Stunted Growth: The sector’s contribution to real GDP risks remaining structurally hobbled below 10%, stifling economic diversification.
Job Losses: Factories are pushed into “defensive, structural survival mode,” leading to systematic downsizing and increased unemployment.
Worsening Inflation: A drop in domestic production creates supply shortages, fueling inflation and increasing dependence on expensive imports, which drains foreign exchange reserves.
Policy Paralysis: The credit squeeze threatens to sabotage the execution of the ambitious 2025 Nigeria Industrial Policy (NIP), rendering its targets for job creation and competitiveness “unfunded and unrealizable mandates.”
MAN’s Urgent Demands: A Path Forward
To avert a deeper industrial crisis, MAN has outlined a clear set of demands for monetary and fiscal authorities:
Lower Interest Rates: A reduction of the benchmark interest rate by 200–300 basis points in the next two quarters.
Incentivize Lending: Reduce the CRR for banks that allocate at least 40% of their loan portfolio to manufacturers at single-digit rates.

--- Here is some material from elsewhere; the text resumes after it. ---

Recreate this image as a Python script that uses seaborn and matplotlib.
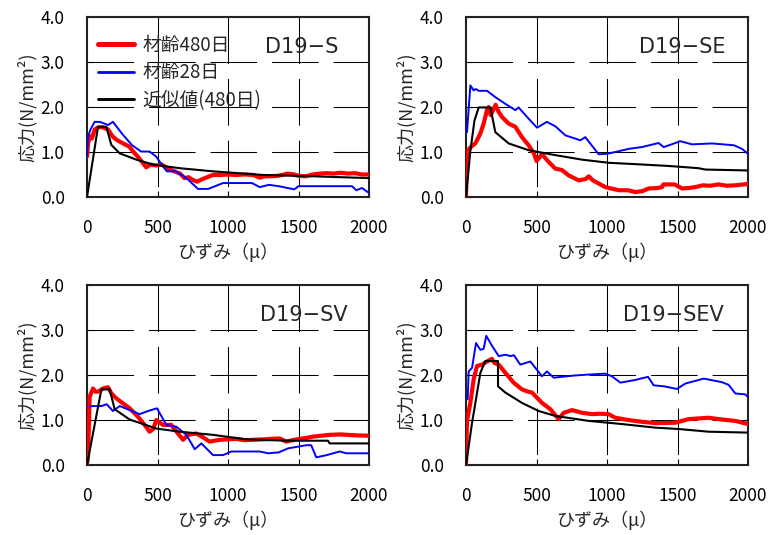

Empower Development Finance: Significantly increase the capital base of the Bank of Industry (BOI) to meet credit demands directly and expand its intervention fund to allow manufacturers to refinance existing high-interest loans at a fixed 7–9% rate for 10 years.
Implement Guarantees: Operationalize a 50% government-backed guarantee for loans to Small and Medium Industries in value-added processing.
Release the Stabilization Fund: Immediately communicate the status and enforce the release of the long-awaited ₦1 Trillion Manufacturing Stabilization Fund, proposing its management be transferred to BOI with a 9% interest cap and a 7-day processing timeline.
Conclusion: A Call for Structural Decoupling
MAN concludes that the sector’s financial starvation stems from a “fundamental breakdown in policy alignment and distribution architecture.” It argues that using risk-averse commercial banks as channels for developmental funds neutralizes their economic intent.
The association earnestly implores the government to “radically decouple developmental credit from standard commercial banking frameworks” and establish independent, transparent channels to deliver affordable credit directly to manufacturers.
“Until policy promises are structurally insulated from hostile commercial loan criteria and translated into accessible capital,” MAN states, “Nigeria’s ambition to transform into a competitive manufacturing powerhouse will remain permanently stalled.”